Eurocentric Influence and Misconception of the Islamic and Customary Criminal Justice System in Nigeria
Authors Yusuf Ibrahim Arowosaiye
ISSN: 2521-2613
Affiliations: Lecturer, Department of Public Law, Faculty of Law, University of Ilorin
Source: Africa Nazarene University Law Journal, 2016, Issue 2, p. 36 – 62
Abstract
A common feature of the concept of crime in the traditional African society, Nigeria inclusive, is that conducts or acts that are being regarded as unlawful are largely not codified, but deeply ingrained in the people. This excludes communities in Northern Nigeria where Islamic law and jurisprudence was once fully in operation. The idea that all crimes are wrong against the state without reference to the victim of crime is a criminological conception of modern thought.

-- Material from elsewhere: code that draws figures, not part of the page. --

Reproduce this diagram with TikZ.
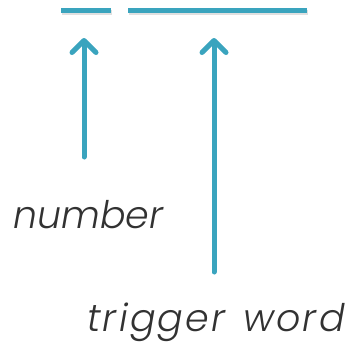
\documentclass[tikz,border=0pt]{standalone}
\usepackage{fontspec}
\setmainfont{Poppins}[UprightFont=* Light, ItalicFont=* Light Italic]
\usetikzlibrary{arrows.meta}
\definecolor{teal1}{RGB}{58,164,190}
\definecolor{txt}{RGB}{50,50,50}
\begin{document}
\begin{tikzpicture}[x=1pt,y=-1pt,
  bar/.style={line width=5pt,draw=teal1},
  shadowbar/.style={line width=5pt,draw=black!12},
  uparrow/.style={line width=5pt,draw=teal1,line cap=round,
    -{Straight Barb[length=12pt,width=24pt,line cap=round,line join=round]}},
  lbl/.style={font=\itshape\fontsize{38}{40}\selectfont,text=txt,inner sep=0pt,anchor=base west}]
\useasboundingbox (0,0) rectangle (355,343);
% bars
\coordinate (b1l) at (61,10); \coordinate (b1r) at (111,10);
\coordinate (b2l) at (128,10); \coordinate (b2r) at (307,10);
\draw[shadowbar] ([shift={(1,2)}]b1l) -- ([shift={(1,2)}]b1r);
\draw[shadowbar] ([shift={(1,2)}]b2l) -- ([shift={(1,2)}]b2r);
\draw[bar] (b1l) -- (b1r);
\draw[bar] (b2l) -- (b2r);
% arrows
\coordinate (a1s) at (84,157); \coordinate (a1e) at (84,38);
\coordinate (a2s) at (214,272); \coordinate (a2e) at (214,38);
\draw[uparrow] (a1s) -- (a1e);
\draw[uparrow] (a2s) -- (a2e);
% labels
\node[lbl] (num) at (13,228) {number};
\node[lbl] (trig) at (87,331) {\addfontfeature{LetterSpace=6}trigger\hspace{4pt} word};
\end{tikzpicture}
\end{document}
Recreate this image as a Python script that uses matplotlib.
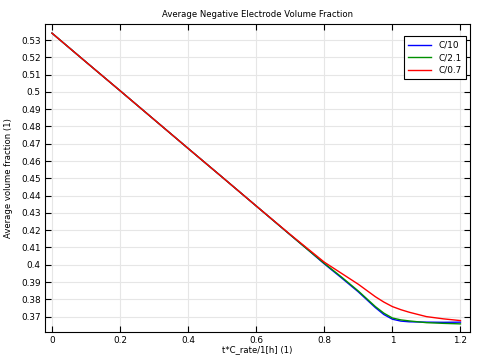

Despite the perceived primitive nature of customary criminal justice system, its cardinal objective remains the maintenance of peaceful socio-economic, cultural cum political orderliness in society. Thus, in the pre-colonial Nigerian traditional society, compromise, restitution and compensation were commonly employed as mechanism of criminal justice administration. Upon the conquest of African territories, attempts were made by the imperial powers to supplant peoples’ cultural practices, religion and by extension the traditional administration of justice. The justification for this Eurocentric supercilious jurisprudential perception of African customary criminal justice system is the pervasive or erroneous view that customary law generally lacks the fundamental rudiment for an effective criminal justice system. This paper investigates the nature and features of the Nigerian customary criminal justice system and interrogates the imperial position and the rhetoric that customary criminal justice is generally unwritten and largely uncertain and sometimes barbaric as against the doctrine of natural justice, equity and good conscience. This study concludes that customary criminal justice, which was unfortunately abolished under the relevant provisions of the Nigerian law, is still relevant and adaptable in every circumstance without losing its peculiar characteristics despite the Eurocentric influence in its abolishment, which was borne out of jurisprudential misconception.